For Eggleston, no subject matter is more or less important than another. Via his pioneering use of colour and innate aptitude for form and composition, he managed to transform the ordinary—from sidewalks to laundry rooms, diners and ceiling fans—into distinctive and poetic images.


The poetry of his images, the brightness of his colors and most of all his vision for a more democratic photographic community and philosophy, makes him except of a great artist, a thinker and rebel at the same time.The Los Alamos exhibition combined with the other two, unravel a storyline of change though time, proving photography as a medium able to transform, develop and reinvent itself.

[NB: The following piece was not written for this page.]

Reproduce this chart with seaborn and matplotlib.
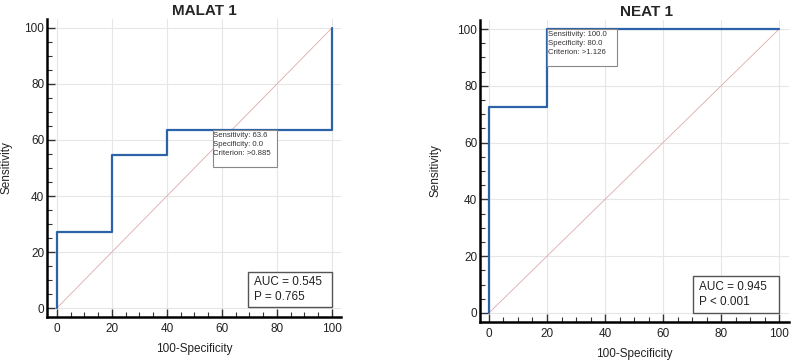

To conclude, William Eggleston, Daisuke Yokota and the seven collectives presented, create a united dialogue around democracy, collectivism, innovation and reinvention, by using photography as a transmitter to share their ideas, concerns and hopes for our modern day societies and the art industry.


The MFA analysis


Since I provided you with an overview of the three exhibitions that I visited, at this point I continue with an additional analysis using the Musion Four Axis method, including the key factors of institute, society, visitors and art.


Institute


With the creation of this multi-layered set of exhibitions, coming at the same time with its Collaborate! program, FOAM boosts its social identity, being an institute which does not seem to limit its sources and impact on rather commercial and easy to digest exhibitions, but by presenting and working to highlight social issues, introduce new faces and practices, and most important to give more space for experimentation and collaboration.


Society


The international and liberal character of the Dutch society, mainly in cities like Amsterdam and Rotterdam, does not mean that is not affected by events that take place on European and international ground. Considering the rise of populism, racism and economic/ethical crisis, these exhibitions can offer the opportunity for a reflection around topics such as gender equality, democracy, collectivism, while at the same time they provide members of a society ideas, on how they might get involved or use art as an inspiration/tool to prevent and express their thoughts against injustice.


Visitors


The visitors of the three exhibitions, can get immersed into a storyline which unfolds inside the whole museum space and spend qualitative time on exploring new ideas and initiatives from the artists presented. Following their experience, they can discuss their thoughts with other visitors, friends and family, a process which always lead to new data and ideas. There is also a variety of books and magazines at the entrance of the museum and online, which can provide you with more material to think upon, but also workshops, talks and events that take place.


Art


The media used throughout these exhibitions are photography, video, text and sound, on different presentations. From the classic images of William Eggleston placed in frames, to small documentaries, text information and installations, both by Daisuke Yokota and the seven collectives on display, there is real opportunity for a complete spatial, oral and visual experience.